With these two commands gnu-sed works properly

this export PATH="/usr/local/opt/gnu-sed/libexec/gnubin:$PATH"

is only valid per terminal SESSIOn as soon as you restart its GONE ( Mojave )

Since the --with-default-names option was removed in Jan. 2019, my hack solution is:

# hack to override mac tools with homebrew versions (ls, sed, etc)
for p in `find "${HOMEBREW_PREFIX}" -type d -name gnubin` ; do
export PATH="${p}:${PATH}"
done

which is a little slow (crawling the dir every login) but works without forcing me to modify my .bashrc for every gnu tool I happen to install with brew.

A slightly faster way to do what @pjz suggests is the following:

for p in $(ls -d ${HOMEBREW_PREFIX:-/usr/local}/Cellar/*/*/libexec/gnubin); do
export PATH="${p}:${PATH}"
done

Of course this assumes every GNU package in brew will always have the same level of directories to get to gnubin.

Alternatively, you can speed up find by adding the -maxdepth 4 flag before -type d to reduce how far it has to do into directories.

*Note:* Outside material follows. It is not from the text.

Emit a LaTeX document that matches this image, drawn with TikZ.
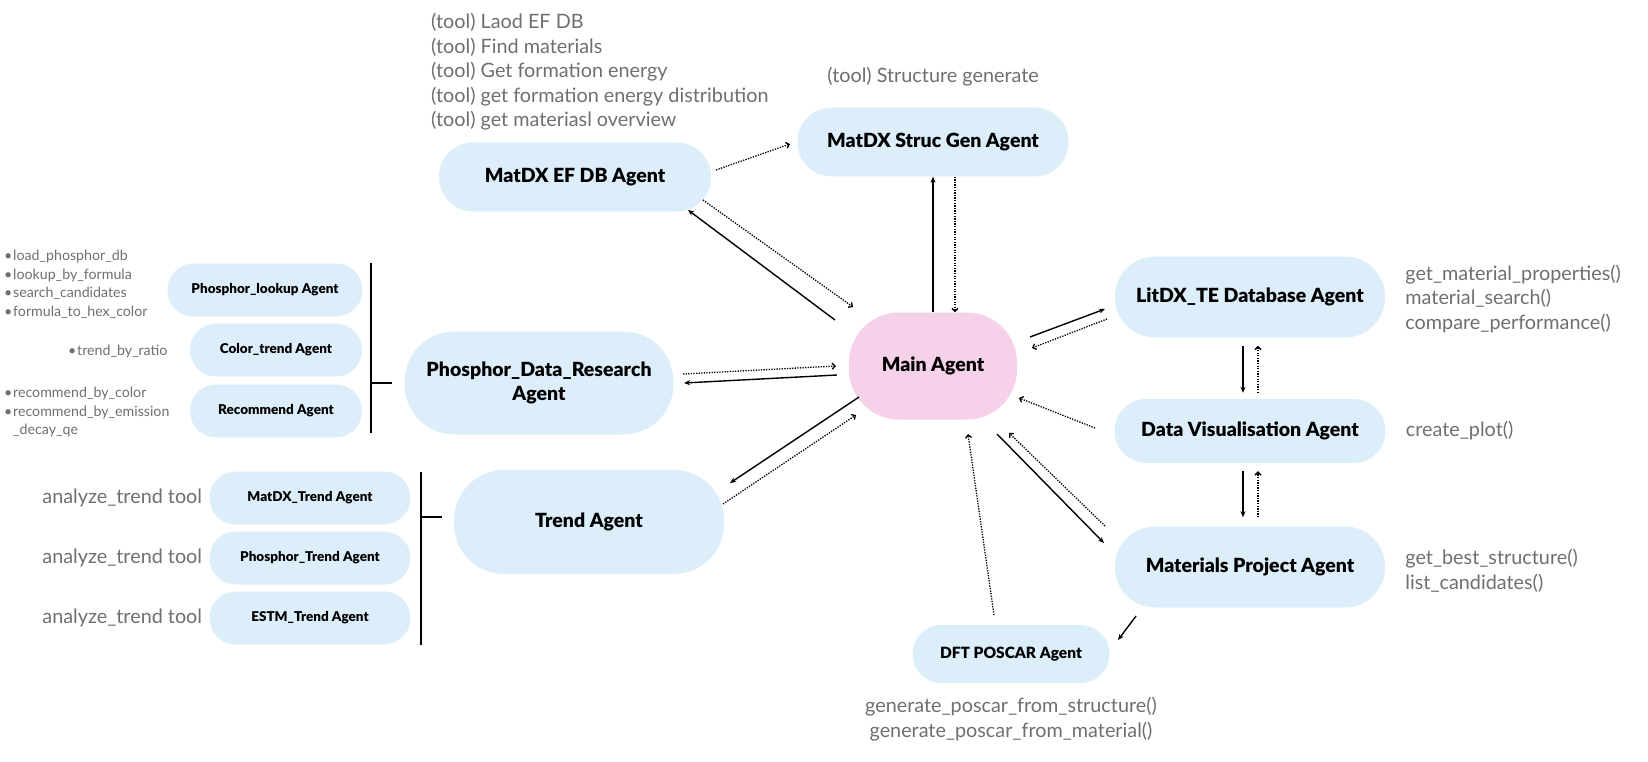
\documentclass[tikz,border=0pt]{standalone}
\usepackage{fontspec}
\setmainfont{Lato}[BoldFont={Lato Black}]
\usetikzlibrary{positioning, arrows.meta}
\definecolor{AgentBlue}{HTML}{DDEEFB}
\definecolor{MainPink}{HTML}{F6D1EA}
\definecolor{ToolGray}{HTML}{6E6E73}
\newcommand{\itm}{\makebox[9pt][l]{\textbullet}}

\begin{document}
\begin{tikzpicture}[
  x=1pt, y=-1pt,
  agent/.style={fill=AgentBlue, rounded corners=#1, inner sep=0pt, align=center,
    font=\fontsize{19.5}{24.5}\selectfont\bfseries},
  agent/.default=34pt,
  subagent/.style={agent=26pt, minimum height=53pt, font=\fontsize{13.5}{16}\selectfont\bfseries},
  tool/.style={text=ToolGray, inner sep=0pt, align=left, font=\fontsize{19.8}{24.5}\selectfont},
  bul/.style={text=ToolGray, inner sep=0pt, align=left, font=\fontsize{14.2}{18.5}\selectfont},
  request/.style={line width=1.4pt, -{Stealth[length=6pt, width=5pt]}},
  reply/.style={line width=1.3pt, dash pattern=on 1.3pt off 1.3pt,
    -{Straight Barb[length=3pt, width=6pt]}},
  brk/.style={line width=1.4pt},
  >=Stealth
]
\useasboundingbox (0,0) rectangle (1648,762);

% Main agent and the agents round it
\node[agent=50pt, fill=MainPink, minimum width=168pt, minimum height=107pt] (main) at (933,366) {Main Agent};
\node[agent, minimum width=272pt, minimum height=69pt] (efdb) at (575,177) {MatDX EF DB Agent};
\node[agent, minimum width=271pt, minimum height=69pt] (strucgen) at (933,142) {MatDX Struc Gen Agent};
\node[agent=40pt, minimum width=270pt, minimum height=81pt] (litdx) at (1250,297) {LitDX\_TE Database Agent};
\node[agent=32pt, minimum width=271pt, minimum height=64pt] (datavis) at (1250,431) {Data Visualisation Agent};
\node[agent=40pt, minimum width=270pt, minimum height=81pt] (mp) at (1250,567) {Materials Project Agent};
\node[agent=29pt, minimum width=197pt, minimum height=58pt, font=\fontsize{15.5}{19}\selectfont\bfseries] (dft) at (1011,654) {DFT POSCAR Agent};
\node[agent=50pt, minimum width=269pt, minimum height=103pt] (phos) at (539,383) {Phosphor\_Data\_Research\\Agent};
\node[agent=50pt, minimum width=270pt, minimum height=104pt] (trend) at (589,522) {Trend Agent};

% Phosphor sub-agents
\node[subagent, minimum width=195pt] (lookup) at (265,290) {Phosphor\_lookup Agent};
\node[subagent, minimum width=172pt] (colortrend) at (276,350) {Color\_trend Agent};
\node[subagent, minimum width=172pt] (recommend) at (276,411) {Recommend Agent};
\draw[brk] (371,263) -- (371,433);
\draw[brk] (371,383) -- ([xshift=-12pt]phos.west);

% Trend sub-agents
\node[subagent, minimum width=201pt] (mtrend) at (310,498) {MatDX\_Trend Agent};
\node[subagent, minimum width=201pt] (ptrend) at (310,558) {Phosphor\_Trend Agent};
\node[subagent, minimum width=201pt] (etrend) at (310,618) {ESTM\_Trend Agent};
\draw[brk] (421,472) -- (421,645);
\draw[brk] (421,517) -- (442,517);

% Tools
\node[tool, anchor=west] (eftools) at (431,72) {(tool) Laod EF DB\\(tool) Find materials\\(tool) Get formation energy\\(tool) get formation energy distribution\\(tool) get materiasl overview};
\node[tool, above=21pt of strucgen] (sgtool) {(tool) Structure generate};
\node[tool, right=20pt of litdx, yshift=-2pt] (littools) {get\_material\_properties()\\material\_search()\\compare\_performance()};
\node[tool, right=20pt of datavis] (vistools) {create\_plot()};
\node[tool, right=20pt of mp, yshift=-4pt] (mptools) {get\_best\_structure()\\list\_candidates()};
\node[tool, align=center, below=14pt of dft] (dfttools) {generate\_poscar\_from\_structure()\\generate\_poscar\_from\_material()};
\node[tool, left=7pt of mtrend] (mtool) {analyze\_trend tool};
\node[tool, left=7pt of ptrend] (ptool) {analyze\_trend tool};
\node[tool, left=7pt of etrend] (etool) {analyze\_trend tool};
\node[bul, anchor=west] (lookuptools) at (4,284.5) {\itm load\_phosphor\_db\\\itm lookup\_by\_formula\\\itm search\_candidates\\\itm formula\_to\_hex\_color};
\node[bul, anchor=west] (colortools) at (68,351) {\itm trend\_by\_ratio};
\node[bul, anchor=west] (rectools) at (4,412) {\itm recommend\_by\_color\\\itm recommend\_by\_emission\\\hspace*{9pt}\_decay\_qe};

% Main <-> MatDX agents
\draw[request] ([shift={(-98,-46)}]main.center) -- ([shift={(113,33)}]efdb.center);
\draw[reply] ([shift={(128,23)}]efdb.center) -- ([shift={(-80,-59)}]main.center);
\draw[reply] ([shift={(141,-7)}]efdb.center) -- ([shift={(-143,2)}]strucgen.center);
\draw[request] (main.north) -- (strucgen.south);
\draw[reply] ([xshift=22pt]strucgen.south) -- ([xshift=22pt]main.north);

% Main <-> right column
\draw[request] ([shift={(97,-29)}]main.center) -- ([shift={(-145,12)}]litdx.center);
\draw[reply] ([shift={(-143,22)}]litdx.center) -- ([shift={(99,-18)}]main.center);
\draw[reply] ([shift={(-155,-3)}]datavis.center) -- ([shift={(86,32)}]main.center);
\draw[request] ([shift={(64,68)}]main.center) -- ([shift={(-146,-24)}]mp.center);
\draw[reply] ([shift={(-145,-41)}]mp.center) -- ([shift={(76,67)}]main.center);
\draw[request, shorten <=8pt, shorten >=6pt] ([xshift=-7pt]litdx.south) -- ([xshift=-7pt]datavis.north);
\draw[reply, shorten <=6pt, shorten >=8pt] ([xshift=8pt]datavis.north) -- ([xshift=8pt]litdx.south);
\draw[request, shorten <=8pt, shorten >=9pt] ([xshift=-7pt]datavis.south) -- ([xshift=-7pt]mp.north);
\draw[reply, shorten <=9pt, shorten >=8pt] ([xshift=8pt]mp.north) -- ([xshift=8pt]datavis.south);
\draw[request] ([shift={(-114,49)}]mp.center) -- ([shift={(107,-14)}]dft.center);
\draw[reply] ([shift={(-17,-39)}]dft.center) -- ([shift={(35,68)}]main.center);

% Main <-> Phosphor / Trend
\draw[request] ([shift={(-96,9)}]main.center) -- ([shift={(145,0)}]phos.center);
\draw[reply] ([shift={(144,-9)}]phos.center) -- ([shift={(-97,0)}]main.center);
\draw[request] ([shift={(-74,31)}]main.center) -- ([shift={(141,-39)}]trend.center);
\draw[reply] ([shift={(134,-18)}]trend.center) -- ([shift={(-77,49)}]main.center);

\end{tikzpicture}
\end{document}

When running brew install gnu-sed on latest homebrew it reports at the end:

==> Caveats
GNU "sed" has been installed as "gsed".
If you need to use it as "sed", you can add a "gnubin" directory
to your PATH from your bashrc like:


PATH="/opt/homebrew/opt/gnu-sed/libexec/gnubin:$PATH"

gnu-sed installs by default as gsed. However, if you look in /opt/homebrew/opt/gnu-sed/libexec/gnubi you'll find a sed command. So following the above instructions to update the path should mean sed runs gnu-sed.